- Instructions for the task:
Without the pictures, extract every line from the start of the material to the line containing "fig = go.Figure()", both ends included.

- Material:

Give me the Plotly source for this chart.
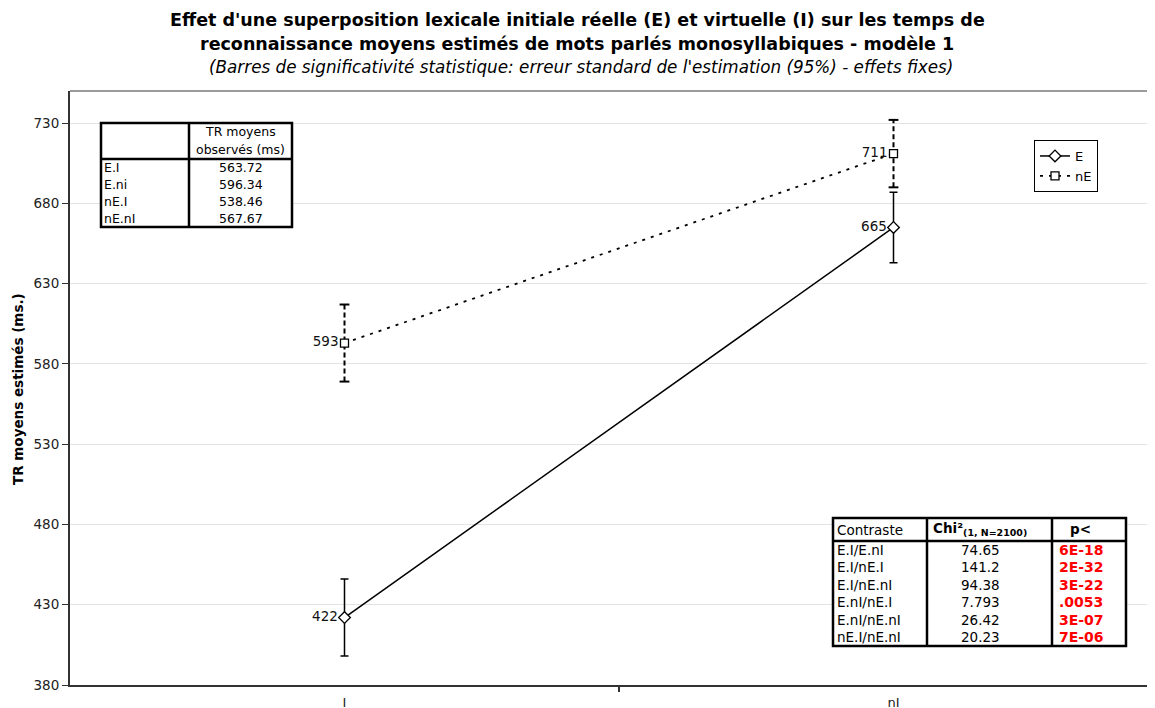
import plotly.graph_objects as go

# ---------------- data ----------------
categories = ["I", "nI"]
E_values = [422, 665]
E_err = [24, 22]
nE_values = [593, 711]
nE_err = [24, 21]

obs_header = ["TR moyens", "observés (ms)"]
obs_labels = ["E.I", "E.ni", "nE.I", "nE.nI"]
obs_means = ["563.72", "596.34", "538.46", "567.67"]

contrast_header = ["Contraste", "<b>Chi²<sub>(1, N=2100)</sub></b>", "<b>p<</b>"]
contrasts = ["E.I/E.nI", "E.I/nE.I", "E.I/nE.nI", "E.nI/nE.I", "E.nI/nE.nI", "nE.I/nE.nI"]
chi2 = ["74.65", "141.2", "94.38", "7.793", "26.42", "20.23"]
p_values = ["6E-18", "2E-32", "3E-22", ".0053", "3E-07", "7E-06"]

y_ticks = [380, 430, 480, 530, 580, 630, 680, 730]

# ---------------- layout geometry ----------------
# the page body has an 8px default margin; the figure is sized so it fills the window exactly
OFF = 8
W, H = 1155 - OFF, 708 - OFF
PLOT_L, PLOT_T, PLOT_B = 70, 91, 685   # page pixel positions of the plot area
ML = PLOT_L - OFF
MT = PLOT_T - OFF
MB = 708 - PLOT_B
MR = 0
PW = W - ML - MR
PH = H - MT - MB
FONT = "DejaVu Sans, Verdana, sans-serif"


def px(x):
    return (x - PLOT_L) / PW


def py(y):
    return (PLOT_B - y) / PH


x_pos = list(range(len(categories)))
cat_px = 549.0  # pixels per category
x_range = [-0.5, -0.5 + PW / cat_px]

fig = go.Figure()

# nE dashed error bars (drawn from values +/- errors)
ex, ey = [], []
cx, cy = [], []
for i, (v, e) in enumerate(zip(nE_values, nE_err)):
    ex += [x_pos[i], x_pos[i], None]
    ey += [v - e, v + e, None]
    cx += [x_pos[i], x_pos[i]]
    cy += [v - e, v + e]
fig.add_trace(go.Scatter(x=ex, y=ey, mode="lines", showlegend=False, hoverinfo="skip",
                         line=dict(color="black", width=2, dash="5px,3px")))
fig.add_trace(go.Scatter(x=cx, y=cy, mode="markers", showlegend=False, hoverinfo="skip",
                         marker=dict(symbol="line-ew", size=7, color="black",
                                     line=dict(color="black", width=2))))

# E series
fig.add_trace(go.Scatter(
    x=x_pos, y=E_values, name="E", mode="lines+markers+text",
    text=[str(v) for v in E_values], textposition="middle left",
    textfont=dict(family=FONT, size=13.5, color="#111"),
    line=dict(color="black", width=1.5),
    marker=dict(symbol="diamond", size=9, color="white", line=dict(color="black", width=1.3)),
    error_y=dict(type="data", array=E_err, color="black", thickness=1.5, width=4),
))

# nE series
fig.add_trace(go.Scatter(
    x=x_pos, y=nE_values, name="nE", mode="lines+markers+text",
    text=[str(v) for v in nE_values], textposition="middle left",
    textfont=dict(family=FONT, size=13.5, color="#111"),
    line=dict(color="black", width=1.8, dash="3px,6px"),
    marker=dict(symbol="square", size=8, color="white", line=dict(color="black", width=1.3)),
))

shapes = []
annotations = []

# plot-area top border
shapes.append(dict(type="line", xref="paper", yref="paper", x0=0, x1=1, y0=1, y1=1,
                   line=dict(color="#9a9a9a", width=2)))

# ---------------- titles ----------------
annotations += [
    dict(text="<b>Effet d'une superposition lexicale initiale réelle (E) et virtuelle (I) sur les temps de</b>",
         x=px(577), y=py(20), font=dict(family=FONT, size=17.5, color="black")),
    dict(text="<b>reconnaissance moyens estimés de mots parlés monosyllabiques - modèle 1</b>",
         x=px(577), y=py(44), font=dict(family=FONT, size=17.5, color="black")),
    dict(text="<i>(Barres de significativité statistique: erreur standard de l'estimation (95%) - effets fixes)</i>",
         x=px(581), y=py(67), font=dict(family=FONT, size=16.8, color="black")),
    dict(text="<b>TR moyens estimés (ms.)</b>", textangle=-90,
         x=px(18), y=py(389), font=dict(family=FONT, size=13.5, color="black")),
]
for a in annotations:
    a.update(xref="paper", yref="paper", showarrow=False, xanchor="center", yanchor="middle")


def add_text(text, x, y, align="center", size=12, color="black"):
    annotations.append(dict(text=text, x=px(x), y=py(y), xref="paper", yref="paper",
                            showarrow=False, xanchor=align, yanchor="middle",
                            font=dict(family=FONT, size=size, color=color)))


def add_line(x0, y0, x1, y1, w=2.5):
    shapes.append(dict(type="line", xref="paper", yref="paper", x0=px(x0), x1=px(x1),
                       y0=py(y0), y1=py(y1), line=dict(color="black", width=w)))


# ---------------- table 1 (observed means) ----------------
t1_x0, t1_x1, t1_xc = 101, 292, 189
t1_y0, t1_yh, t1_y1 = 123, 159, 227
shapes.append(dict(type="rect", xref="paper", yref="paper", x0=px(t1_x0), x1=px(t1_x1),
                   y0=py(t1_y1), y1=py(t1_y0), fillcolor="white", line=dict(color="black", width=2.5)))
add_line(t1_xc, t1_y0, t1_xc, t1_y1)
add_line(t1_x0, t1_yh, t1_x1, t1_yh)
add_text(obs_header[0], 240, 132, size=12.5)
add_text(obs_header[1], 240, 149, size=12.5)
row_h1 = (t1_y1 - t1_yh) / len(obs_labels)
for i, (lab, val) in enumerate(zip(obs_labels, obs_means)):
    yc = t1_yh + row_h1 * (i + 0.5)
    add_text(lab, 102, yc, align="left", size=12.5)
    add_text(val, 241, yc, size=12.5)

# ---------------- table 2 (contrasts) ----------------
t2_x0, t2_x1, t2_xc1, t2_xc2 = 833, 1126, 927, 1052
t2_y0, t2_yh, t2_y1 = 518, 541, 646
shapes.append(dict(type="rect", xref="paper", yref="paper", x0=px(t2_x0), x1=px(t2_x1),
                   y0=py(t2_y1), y1=py(t2_y0), fillcolor="white", line=dict(color="black", width=2.5)))
for xc in (t2_xc1, t2_xc2):
    add_line(xc, t2_y0, xc, t2_y1)
add_line(t2_x0, t2_yh, t2_x1, t2_yh)
add_text(contrast_header[0], 835, 530, align="left", size=13.5)
add_text(contrast_header[1], 980, 529, size=13.5)
add_text(contrast_header[2], 1080, 529, size=13.5)
row_h2 = (t2_y1 - t2_yh) / len(contrasts)
for i, (c, ch, p) in enumerate(zip(contrasts, chi2, p_values)):
    yc = t2_yh + row_h2 * (i + 0.5)
    add_text(c, 835, yc, align="left", size=13.5)
    add_text(ch, 980, yc, size=13.5)
    add_text("<b>" + p + "</b>", 1081, yc, size=14, color="#ff0000")

fig.update_layout(
    width=W, height=H,
    margin=dict(l=ML, r=MR, t=MT, b=MB, pad=0, autoexpand=False),
    paper_bgcolor="white", plot_bgcolor="white",
    font=dict(family=FONT, size=12, color="#222"),
    showlegend=True,
    legend=dict(x=px(1034), y=py(140), xanchor="left", yanchor="top",
                bgcolor="white", bordercolor="black", borderwidth=1,
                font=dict(family=FONT, size=13, color="black"),
                itemwidth=30, tracegroupgap=0),
    shapes=shapes, annotations=annotations,
    xaxis=dict(range=x_range, tickmode="array", tickvals=x_pos, ticktext=categories,
               ticks="outside", ticklen=4, tickcolor="rgba(0,0,0,0)",
               showgrid=False, zeroline=False, automargin=False,
               showline=True, linecolor="#333", linewidth=2,
               tickfont=dict(family=FONT, size=13, color="#222"),
               minor=dict(tickmode="array", tickvals=[0.5], ticks="outside", ticklen=5,
                          tickwidth=2, tickcolor="#333", showgrid=False)),
    yaxis=dict(range=[380, 750], tickmode="array", tickvals=y_ticks,
               ticks="outside", ticklen=6, tickwidth=1, tickcolor="#333",
               showgrid=True, gridcolor="#e3e3e3", gridwidth=1, zeroline=False,
               automargin=False,
               showline=True, linecolor="#333", linewidth=2,
               tickfont=dict(family=FONT, size=13.5, color="#222")),
)

fig.write_html("out.html")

- Exercise result:
Give me the Plotly source for this chart.
import plotly.graph_objects as go

# ---------------- data ----------------
categories = ["I", "nI"]
E_values = [422, 665]
E_err = [24, 22]
nE_values = [593, 711]
nE_err = [24, 21]

obs_header = ["TR moyens", "observés (ms)"]
obs_labels = ["E.I", "E.ni", "nE.I", "nE.nI"]
obs_means = ["563.72", "596.34", "538.46", "567.67"]

contrast_header = ["Contraste", "<b>Chi²<sub>(1, N=2100)</sub></b>", "<b>p<</b>"]
contrasts = ["E.I/E.nI", "E.I/nE.I", "E.I/nE.nI", "E.nI/nE.I", "E.nI/nE.nI", "nE.I/nE.nI"]
chi2 = ["74.65", "141.2", "94.38", "7.793", "26.42", "20.23"]
p_values = ["6E-18", "2E-32", "3E-22", ".0053", "3E-07", "7E-06"]

y_ticks = [380, 430, 480, 530, 580, 630, 680, 730]

# ---------------- layout geometry ----------------
# the page body has an 8px default margin; the figure is sized so it fills the window exactly
OFF = 8
W, H = 1155 - OFF, 708 - OFF
PLOT_L, PLOT_T, PLOT_B = 70, 91, 685   # page pixel positions of the plot area
ML = PLOT_L - OFF
MT = PLOT_T - OFF
MB = 708 - PLOT_B
MR = 0
PW = W - ML - MR
PH = H - MT - MB
FONT = "DejaVu Sans, Verdana, sans-serif"


def px(x):
    return (x - PLOT_L) / PW


def py(y):
    return (PLOT_B - y) / PH


x_pos = list(range(len(categories)))
cat_px = 549.0  # pixels per category
x_range = [-0.5, -0.5 + PW / cat_px]

fig = go.Figure()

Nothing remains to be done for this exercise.